I was so fortunate to receive the opportunity to attend the One Theatre World Conference through the Ann Shaw Fellowship. I learned a great deal about theatre for young audiences happening across the country and what kind of work is capturing the hearts of theatre professionals. I was excited and surprised to find how many theatre artists were interested in the work being done for the very young. I was even more thrilled to meet with people who had the same passion for working with the very young as I do.
As Early Childhood Coordinator at Imagination Stage, I get the unique experience of being a part of the creation and implementation of new work for children ages 1-5. I have learned a great deal from working with Artistic Directors Janet Stanford and Kate Bryer on two original works, Wake up Brother Bear and Mouse on the Move. I have been quite lucky to have the chance to explore theatre for the very young and to expand on my knowledge and experience through One Theatre World.

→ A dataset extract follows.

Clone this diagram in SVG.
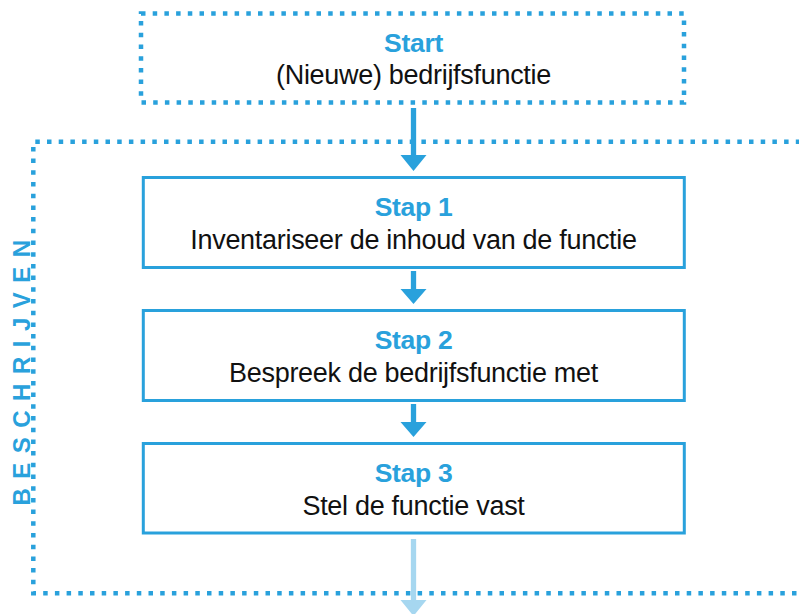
<svg xmlns="http://www.w3.org/2000/svg" width="799" height="614" viewBox="0 0 799 614">
<defs>
<style>
.dot{fill:none;stroke:#29A1DC;stroke-width:4.5;stroke-dasharray:4.5 7.2}
.box{fill:#fff;stroke:#29A1DC;stroke-width:3}
.ttl{font-family:"Liberation Sans",Arial,sans-serif;font-weight:bold;font-size:26.5px;letter-spacing:-0.3px;fill:#29A1DC;text-anchor:middle}
.txt{font-family:"Liberation Sans",Arial,sans-serif;font-size:27px;letter-spacing:-0.3px;fill:#111;text-anchor:middle}
.lbl{font-family:"Liberation Sans",Arial,sans-serif;font-weight:bold;font-size:24px;fill:#29A1DC;letter-spacing:9.5px}
.shaft{stroke:#29A1DC;stroke-width:5.3}
.head{fill:#29A1DC}
</style>
</defs>
<rect width="799" height="614" fill="#fff"/>
<g id="beschrijven">
<path class="dot" d="M812 141.7H33.3V593.3H812"/>
<text class="lbl" transform="translate(29.5 368) rotate(-90)" text-anchor="middle">BESCHRIJVEN</text>
</g>
<g id="connectors">
<line class="shaft" x1="413.5" y1="108" x2="413.5" y2="156"/>
<path class="head" d="M400.5 155H426.5L413.5 171Z"/>
<line class="shaft" x1="413.5" y1="271" x2="413.5" y2="290"/>
<path class="head" d="M400.5 289H426.5L413.5 304Z"/>
<line class="shaft" x1="413.5" y1="404" x2="413.5" y2="423"/>
<path class="head" d="M400.5 422H426.5L413.5 437Z"/>
<line x1="413.5" y1="539" x2="413.5" y2="601" stroke="#A6D7F0" stroke-width="5.3"/>
<path d="M400.5 600H426.5L413.5 616Z" fill="#A6D7F0"/>
</g>
<g id="start">
<rect class="dot" x="141" y="13.5" width="543" height="89"/>
<text class="ttl" x="413.5" y="52">Start</text>
<text class="txt" x="413.5" y="84">(Nieuwe) bedrijfsfunctie</text>
</g>
<g id="stap1">
<rect class="box" x="143.3" y="177.5" width="541" height="90"/>
<text class="ttl" x="413.5" y="216">Stap 1</text>
<text class="txt" x="413.5" y="249">Inventariseer de inhoud van de functie</text>
</g>
<g id="stap2">
<rect class="box" x="143.3" y="310.5" width="541" height="90"/>
<text class="ttl" x="413.5" y="349">Stap 2</text>
<text class="txt" x="413.5" y="382">Bespreek de bedrijfsfunctie met</text>
</g>
<g id="stap3">
<rect class="box" x="143.3" y="443.5" width="541" height="89.5"/>
<text class="ttl" x="413.5" y="482">Stap 3</text>
<text class="txt" x="413.5" y="515">Stel de functie vast</text>
</g>
</svg>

The highlight of the conference had to be the full day workshop with Tim Webb, Artistic Director and Founder of Oily Cart in the UK. During this seminar, theatre artists from across the country were introduced to the work Oily Cart has been doing for almost 30 years for the very young. Mr. Webb discussed the process his company goes through to create new works that are poignant and pertinent to the very young and then engaged us in creating ideas and brainstorming in small groups. In the afternoon we were able to each share our ideas of theatre for the very young with everyone in the workshop. I was inspired by the unique and fantastical themes the different groups brought to light. One in particular stood out in my mind. A small group came up with the idea of using paper as a way to communicate the sense of surprise and discovery in a young child. The sharing consisted of a strange white sculpture made of paper. As the performers moved around it, poking it and exploring it, they began to tear through the pieces. They tore slowly at first and then faster and faster until a final performer was wonderfully revealed within the paper sculpture. The simplicity and joy of this piece reminded me that the work we do for the very young may seem so simple in theme and story structure, but can provide such a valuable and splendid payout in the end for a young child. There were many other exciting themes and ideas. Groups explored the world of the kitchen, the idea of water, and the routine of waking up and going to sleep. The amount of support and excitement for one another’s ideas was overwhelming. I could see a spark going off for people and a glimpse of the future for theatre for the very young. In time, I believe that theatre for the very young will spread like wild fire across this nation’s children’s theatre scene.
One Theatre World gave me the exposure to other theatres, artists, and perspectives that I craved in this new and thrilling world of theatre for the very young in the United States. The opportunity to meet and chat with people who were at different points in their own process and journey, and the chance to learn from someone like Tim Webb, is something I will cherish always. I am so grateful that I am able to count myself among the number of young professionals who have received the Ann Shaw Fellowship. It will forever make a lasting difference in the work that I will do for children’s theatre throughout the rest of my professional career.
Julia Krebs Patterson received the Ann Shaw Fellowship in 2011 to support a trip to the TYA One Theatre World Conference in Seattle WA. She currently lives in the Washington DC metro area, where she works at Imagination Stage as the Early Childhood Coordinator and Artistic Associate.